#### [Stated goal]
Find the lines containing the word "this" and copy every one of them.

(Charts and diagrams as code)
————————
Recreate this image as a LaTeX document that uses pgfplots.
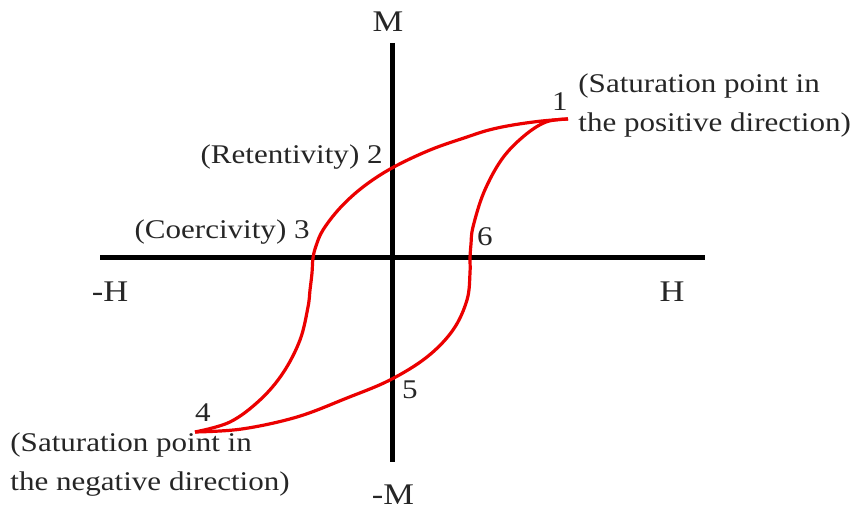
\documentclass[border=0pt]{standalone}
\usepackage{graphicx}
\usepackage{pgfplots}
\pgfplotsset{compat=1.18}
\usepackage{fontspec}
\setmainfont{Liberation Serif}
\newcommand{\sx}[1]{\scalebox{1.15}[1]{#1}}
\begin{document}
\begin{tikzpicture}
\begin{axis}[
  width=428bp, height=255bp, scale only axis,
  xmin=-392, xmax=464, ymin=-252, ymax=258,
  hide axis, clip=false,
]
\coordinate (ll) at (axis cs:-392,-252);
\coordinate (ur) at (axis cs:464,258);
% axes
\addplot[black, line width=2.5bp] coordinates {(-292,0) (313,0)};
\addplot[black, line width=2.5bp] coordinates {(0,215) (0,-204)};
% branch 1 -> 2 -> 3 -> 4
\addplot[red!92!black, line width=1.6bp, smooth, tension=0.6] coordinates {
 (176,139) (150,137) (121,133) (97,128) (75,121) (38,108) (0,90) (-29,71) (-52,50) (-69,28) (-76,12) (-79,0)
 (-80,-15) (-82,-32) (-84,-49) (-92,-82) (-109,-115) (-132,-142) (-162,-164) (-197,-174)};
% branch 4 -> 5 -> 6 -> 1
\addplot[red!92!black, line width=1.6bp, smooth, tension=0.6] coordinates {
 (-197,-174) (-150,-171) (-95,-159) (-45,-140) (-2,-122) (35,-99) (61,-72) (75,-42)
 (78,-15) (78,0) (79,14) (81,31) (92,66) (110,99) (132,122) (154,136) (176,139)};
\begin{scope}[every node/.style={inner sep=0pt, text=black!85}, font=\fontsize{13.5bp}{19bp}\selectfont]
\node[font=\fontsize{15bp}{18bp}\selectfont] at (axis cs:-4,236) {\sx{M}};
\node[font=\fontsize{15bp}{18bp}\selectfont] at (axis cs:1,-237) {\sx{-M}};
\node[font=\fontsize{15bp}{18bp}\selectfont] at (axis cs:-282,-34) {\sx{-H}};
\node[font=\fontsize{15bp}{18bp}\selectfont] at (axis cs:280,-34) {\sx{H}};
\node at (axis cs:168,156) {\sx{1}};
\node[anchor=base west] at (axis cs:186,165) {\sx{(Saturation point in}};
\node[anchor=base west] at (axis cs:186,126) {\sx{the positive direction)}};
\node[anchor=east] at (axis cs:-9,101) {\sx{(Retentivity) 2}};
\node[anchor=east] at (axis cs:-82,26) {\sx{(Coercivity) 3}};
\node at (axis cs:93,21) {\sx{6}};
\node at (axis cs:18,-132) {\sx{5}};
\node at (axis cs:-189,-155) {\sx{4}};
\node[anchor=base west] at (axis cs:-382,-194) {\sx{(Saturation point in}};
\node[anchor=base west] at (axis cs:-382,-233) {\sx{the negative direction)}};
\end{scope}
\end{axis}
\pgfresetboundingbox
\path[use as bounding box] (ll) rectangle (ur);
\end{tikzpicture}
\end{document}
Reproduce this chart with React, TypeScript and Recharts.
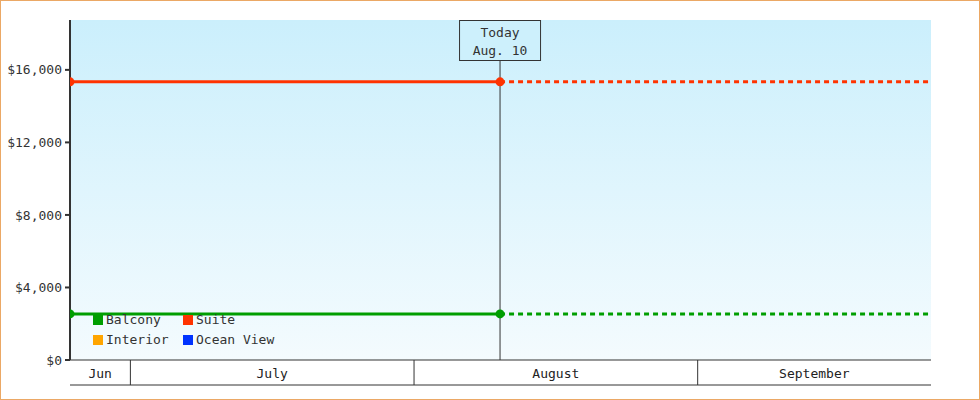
import { LineChart, Line, XAxis, YAxis, CartesianGrid, ReferenceLine } from "recharts";

// day numbers, counted from Jun 1 (Jul 1 = 30, Aug 1 = 61, Sep 1 = 92)
const dates = [23.4, 70.4, 117.5];
const todayIndex = 1;
const suite = [15340, 15340, 15340];
const balcony = [2540, 2540, 2540];

const monthNames = ["Jun", "July", "August", "September"];
const monthStarts = [30, 61, 92];
const yTicks = [0, 4000, 8000, 12000, 16000];
const yMax = 18750;

const legendItems = [
  { name: "Balcony", color: "#009e00" },
  { name: "Suite", color: "#ff3300" },
  { name: "Interior", color: "#ffa500" },
  { name: "Ocean View", color: "#0033ff" },
];

const FONT = "'DejaVu Sans Mono', monospace";
const INK = "#333333";

const today = dates[todayIndex];
const data = dates.map((d, i) => ({
  d,
  suite: i <= todayIndex ? suite[i] : undefined,
  balcony: i <= todayIndex ? balcony[i] : undefined,
  suiteF: i >= todayIndex ? suite[i] : undefined,
  balconyF: i >= todayIndex ? balcony[i] : undefined,
}));

const edges = [dates[0], ...monthStarts, dates[dates.length - 1]];
const monthMids = monthNames.map((_, i) => (edges[i] + edges[i + 1]) / 2);
const xTicks = [...monthStarts, ...monthMids];

const MonthTick = (props: any) => {
  const { x, y, payload } = props;
  const mi = monthMids.indexOf(payload.value);
  if (mi >= 0) {
    return (
      <text x={x} y={y + 18} textAnchor="middle" fill="#222" fontSize={13} fontFamily={FONT}>
        {monthNames[mi]}
      </text>
    );
  }
  return <line x1={x} x2={x} y1={y} y2={y + 25} stroke={INK} strokeWidth={1} />;
};

const TodayLabel = (props: any) => {
  const { viewBox } = props;
  const cx = viewBox.x;
  const top = viewBox.y;
  return (
    <g>
      <rect x={cx - 40.5} y={top + 0.5} width={81} height={40} fill="#cdf0fc" stroke={INK} strokeWidth={1} />
      <text x={cx} y={top + 17} textAnchor="middle" fill={INK} fontSize={13} fontFamily={FONT}>
        Today
      </text>
      <text x={cx} y={top + 35} textAnchor="middle" fill={INK} fontSize={13} fontFamily={FONT}>
        Aug. 10
      </text>
    </g>
  );
};

export default function App() {
  return (
    <div style={{ position: "absolute", left: 0, top: 0, width: 980, height: 400, fontFamily: FONT }}>
      <LineChart
        width={980}
        height={400}
        data={data}
        margin={{ top: 20, right: 49, left: 0, bottom: 13 }}
        style={{ fontFamily: FONT }}>
        <defs>
          <linearGradient id="plotBg" x1="0" y1="0" x2="0" y2="1">
            <stop offset="0%" stopColor="#cbeffc" />
            <stop offset="100%" stopColor="#f4fbfe" />
          </linearGradient>
        </defs>
        <CartesianGrid xAxisId="amonth" horizontal={false} vertical={false} fill="url(#plotBg)" />
        <XAxis
          xAxisId="amonth"
          dataKey="d"
          type="number"
          domain={[dates[0], dates[dates.length - 1]]}
          ticks={xTicks}
          interval={0}
          height={25}
          tickLine={false}
          tickSize={0}
          tickMargin={0}
          axisLine={{ stroke: INK, strokeWidth: 1 }}
          tick={<MonthTick />}
          allowDataOverflow
        />
        <XAxis
          xAxisId="zband"
          dataKey="d"
          type="number"
          domain={[dates[0], dates[dates.length - 1]]}
          height={2}
          tick={false}
          tickLine={false}
          axisLine={{ stroke: INK, strokeWidth: 1 }}
          allowDataOverflow
        />
        <YAxis
          domain={[0, yMax]}
          ticks={yTicks}
          width={70}
          tickSize={5}
          tickMargin={3}
          tickLine={{ stroke: INK, strokeWidth: 2 }}
          axisLine={{ stroke: INK, strokeWidth: 2 }}
          tick={{ fill: INK, fontSize: 13, fontFamily: FONT }}
          tickFormatter={(v: number) => `$${v.toLocaleString("en-US")}`}
          allowDataOverflow
        />
        <ReferenceLine
          xAxisId="amonth"
          x={today}
          stroke={INK}
          strokeWidth={1}
          label={<TodayLabel />}
        />
        <Line
          xAxisId="amonth"
          dataKey="suite"
          stroke="#ff3300"
          strokeWidth={3}
          dot={{ r: 4.5, fill: "#ff3300", stroke: "none" }}
          isAnimationActive={false}
        />
        <Line
          xAxisId="amonth"
          dataKey="suiteF"
          stroke="#ff3300"
          strokeWidth={3}
          strokeDasharray="5 4"
          dot={false}
          isAnimationActive={false}
        />
        <Line
          xAxisId="amonth"
          dataKey="balcony"
          stroke="#009e00"
          strokeWidth={3}
          dot={{ r: 4.5, fill: "#009e00", stroke: "none" }}
          isAnimationActive={false}
        />
        <Line
          xAxisId="amonth"
          dataKey="balconyF"
          stroke="#009e00"
          strokeWidth={3}
          strokeDasharray="5 4"
          dot={false}
          isAnimationActive={false}
        />
      </LineChart>
      <div
        style={{
          position: "absolute",
          left: 93,
          top: 312,
          display: "grid",
          gridTemplateColumns: "90px 120px",
          rowGap: 4,
          fontSize: 13,
          color: INK,
          lineHeight: "16px",
        }}>
        {legendItems.map((item) => (
          <div key={item.name} style={{ display: "flex", alignItems: "center" }}>
            <span style={{ width: 10, height: 10, background: item.color, marginRight: 3 }} />
            {item.name}
          </div>
        ))}
      </div>
      <div
        style={{
          position: "absolute",
          inset: 0,
          border: "1px solid #eba865",
          boxSizing: "border-box",
          pointerEvents: "none",
        }}
      />
    </div>
  );
}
————————
#### [Final answer]
Recreate this image as a LaTeX document that uses pgfplots.
Reproduce this chart with React, TypeScript and Recharts.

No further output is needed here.